Short Takes: The Iceman
By Chris Chang
(Ariel Vromen, U.S., 2012)
How bad can a bad hair day get? Let me count the ways. 1) Michael Shannon, playing real-life contract killer Richard Kuklinski, is already well known for exuding a certain stubbly menace. For this particular outing, there’s something about the scenes in which he sports a soul patch that are especially discomfiting. 2) David Schwimmer (unrecognizable), one of the many fascinatingly grotesque supporting cast members (Stephen Dorff, James Franco, and others), sports a truly ridiculous handlebar mustache, replete with an inverted Hitler gap. 3) Chris Evans (also unrecognizable, and with handlebar), partner-in-crime to Kuklinski and driver of the ice cream truck that’s perfect for transporting dead bodies, is topped off with an oily-hippie dirt-bag mop.
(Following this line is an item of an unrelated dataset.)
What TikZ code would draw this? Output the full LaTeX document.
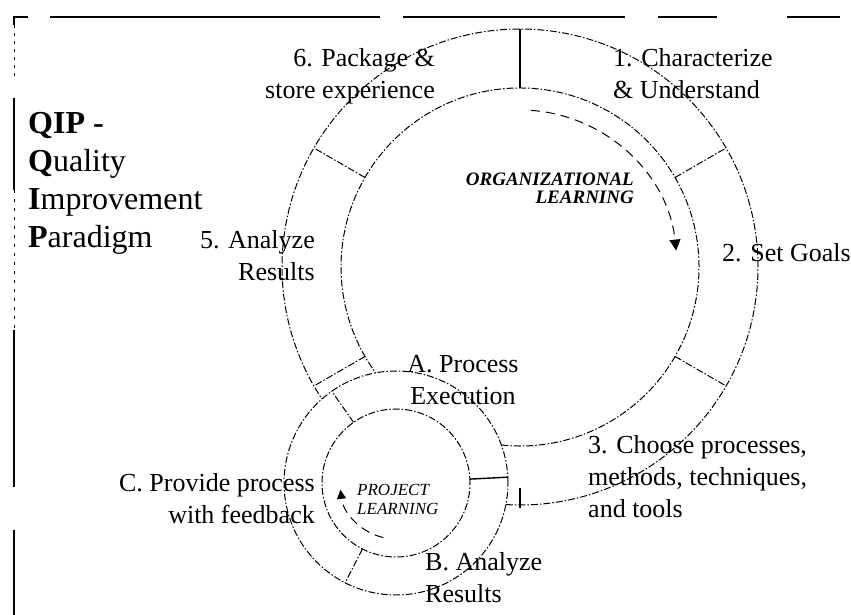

Yum.
By contrast, and setting up some sort of clean-shaven opposition, is a badass Ray Liotta as the Iceman’s gangster boss, and a facial-hair-free Winona Ryder, the infinitely devoted/oblivious wife. Kuklinski’s a natural-born killer, with reportedly 100-plus victims, but he’s pretty much a puppy dog when it comes to the old lady and the kids.
Director Ariel Vromen doesn’t do so much in terms of the story (which spans 20 years, with corresponding hair fluctuations), but he seems to know his violence, and he’s a true artiste when it comes to the queasy polyester ambience that holds this thing together. No doubt lensman Bobby Bukowski had a lot to do with it.